While getting rid of unfair loopholes in the tax system is a good thing, Morneau’s proposed changes do nothing to address the fundamental reason why some Canadians pursue tax planning strategies to begin with. Put differently, the federal government has yet again missed an opportunity to improve Canada’s economy and competitiveness as it searches for more revenues.
Fundamentally, tax planning occurs because there are differences in marginal rates within the tax system depending how income is earned. The greater the differentials, the greater incentive people have to reorganize their affairs and exploit loopholes in the system.
Ironically, since coming to power, the Trudeau government has increased the incentive for tax planning in one important way—by increasing the top federal personal income tax rate from 29 to 33 per cent. Importantly, this tax rate increase is layered on top of several provincial tax rate hikes, which exacerbate the federal change. The harsh reality, however, is that raising the top rate on upper-earners increases their incentive to tax plan and capitalize on loopholes.

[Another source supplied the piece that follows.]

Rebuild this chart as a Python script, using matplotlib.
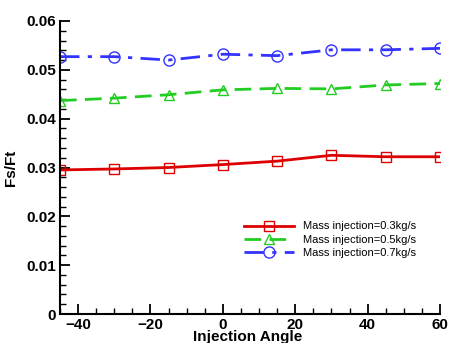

Introducing rules to close loopholes, as the Trudeau government proposes to do, alone will not solve the underlying problem. They will simply incentivize accountants and lawyers to figure out new ways to get around the new rules for their clients. The solution is to concurrently eliminate, or at least reduce, the tax rate differentials that exist in the system. Doing so will reduce the incentive for tax planning in the first place.
And there is a model to follow. In 1987, the federal government enacted major reform to the personal income tax system. The principles underlying the reform were “lower tax rates and a broader, fairer tax base.” Ultimately, the government cut the top marginal tax rate from 34 to 29 per cent; reduced the number of federal tax brackets from 10 to three; and eliminated a number of exemptions and deductions or converted them into non-refundable tax credits in order to broaden the tax base.
In short, the government used the additional revenues from closing loopholes to cut tax rates, thereby reducing the incentive for tax planning.